Reviewed by Rama Gaind.
Edited by Ashley Hay, Text Publishing, $27.99.
A timely look at the question of how we age successfully. GR68 probes what ageing means – individually, socially and existentially.
By 2060, the ratio of Australians aged over 65 will have passed one in four. This unprecedented demographic transformation marks a quiet revolution with far-reaching consequences for both individuals and the wider society.
Perceptions of life as we age vary. Editor Hay contemplates the passage of time, the resulting awareness and how it influences acuity.
“It’s the word life that feels crucial to highlight. At a basic biological level, the concept of ageing – senescence, defined as the condition or process of deterioration with age; the loss of a cell’s power of division or growth – is nothing to do with seniority or dotage, longevity or maturity.”
“There are many prisms to bring to bear on age and ageing, maturities and mortalities. This collection includes stories of changes navigated and celebrated, and changes of heartbreaking loss. There are lives recalled, lives observed, lives imagined and challenges laid down: calls for transformation from individual ways of being through to policy and practice at a whole-of-sector level, from standards of care to the contested spaces that surround voluntary assisted dying.”
Getting On undertakes a necessary conversation where insightful exploration of the many truths of ageing, and some causes for celebration, are explored.

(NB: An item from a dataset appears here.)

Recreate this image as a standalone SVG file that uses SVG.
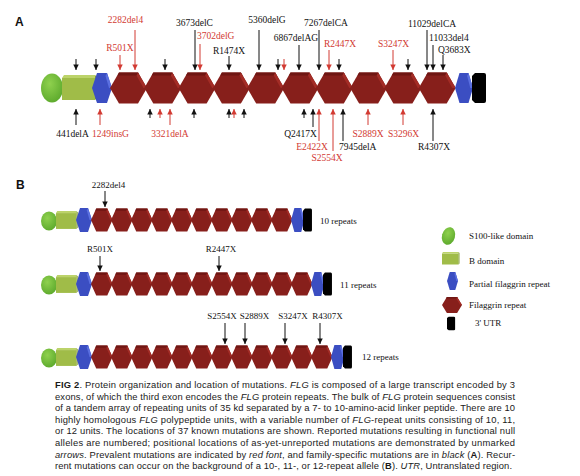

Examined are the ramifications of the shift in population, along with the transformations of our later years – the positive, the negative, the unanticipated.

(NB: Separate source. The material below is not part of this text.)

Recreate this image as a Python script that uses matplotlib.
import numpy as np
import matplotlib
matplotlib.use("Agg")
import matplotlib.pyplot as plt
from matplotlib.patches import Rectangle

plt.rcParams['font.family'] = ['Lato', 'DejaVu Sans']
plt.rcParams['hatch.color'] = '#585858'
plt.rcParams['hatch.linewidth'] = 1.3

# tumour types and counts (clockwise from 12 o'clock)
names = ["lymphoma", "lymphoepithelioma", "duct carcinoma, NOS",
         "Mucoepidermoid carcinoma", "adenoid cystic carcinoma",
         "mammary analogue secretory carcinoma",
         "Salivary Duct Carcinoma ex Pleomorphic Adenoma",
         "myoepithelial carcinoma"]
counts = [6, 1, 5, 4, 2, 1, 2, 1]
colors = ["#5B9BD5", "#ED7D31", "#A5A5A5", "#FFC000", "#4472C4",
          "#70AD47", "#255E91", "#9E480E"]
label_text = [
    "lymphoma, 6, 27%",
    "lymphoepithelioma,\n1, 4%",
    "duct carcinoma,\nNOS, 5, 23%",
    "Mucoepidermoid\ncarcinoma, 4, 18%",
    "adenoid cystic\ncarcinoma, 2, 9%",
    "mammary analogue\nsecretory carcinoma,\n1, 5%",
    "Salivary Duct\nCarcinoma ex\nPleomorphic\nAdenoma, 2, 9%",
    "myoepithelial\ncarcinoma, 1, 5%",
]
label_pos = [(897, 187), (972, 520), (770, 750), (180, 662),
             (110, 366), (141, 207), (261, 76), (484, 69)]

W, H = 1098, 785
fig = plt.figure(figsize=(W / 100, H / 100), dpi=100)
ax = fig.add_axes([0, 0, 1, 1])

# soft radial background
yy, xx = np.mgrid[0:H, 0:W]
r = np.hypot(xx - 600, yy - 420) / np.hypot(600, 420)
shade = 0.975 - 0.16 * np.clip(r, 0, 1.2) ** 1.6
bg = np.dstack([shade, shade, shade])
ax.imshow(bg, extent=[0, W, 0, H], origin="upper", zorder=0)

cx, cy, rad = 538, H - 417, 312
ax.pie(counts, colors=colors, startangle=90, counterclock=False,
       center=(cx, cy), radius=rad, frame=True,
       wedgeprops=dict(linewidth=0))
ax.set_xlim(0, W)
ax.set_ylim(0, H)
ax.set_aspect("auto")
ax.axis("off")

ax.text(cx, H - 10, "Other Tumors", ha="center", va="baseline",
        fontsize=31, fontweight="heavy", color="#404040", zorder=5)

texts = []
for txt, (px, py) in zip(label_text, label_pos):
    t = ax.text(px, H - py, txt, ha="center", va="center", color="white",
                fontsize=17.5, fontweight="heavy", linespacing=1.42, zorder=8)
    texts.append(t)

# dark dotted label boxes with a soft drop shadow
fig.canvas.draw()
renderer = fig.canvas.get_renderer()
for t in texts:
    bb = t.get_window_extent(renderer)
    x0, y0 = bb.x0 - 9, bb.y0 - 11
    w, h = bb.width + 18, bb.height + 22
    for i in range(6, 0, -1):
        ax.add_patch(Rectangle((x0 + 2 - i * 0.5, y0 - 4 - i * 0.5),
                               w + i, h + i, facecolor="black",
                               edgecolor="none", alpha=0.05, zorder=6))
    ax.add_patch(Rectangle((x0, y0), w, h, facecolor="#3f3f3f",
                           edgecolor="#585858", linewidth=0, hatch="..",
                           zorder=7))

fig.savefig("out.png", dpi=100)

Contributing writers provide their perspectives on these questions and more.
As the proportion of older Australians continues to rise, the lived experience of everyone, be they in care or looking after an aged relative, will be intertwined intimately with the phenomenon of longer lives.
However, longevity brings with it urgent issues: postponement of retirement, the question of financing extended life, how to forge a society that can accommodate the needs of a majority older population with the dynamism of the young.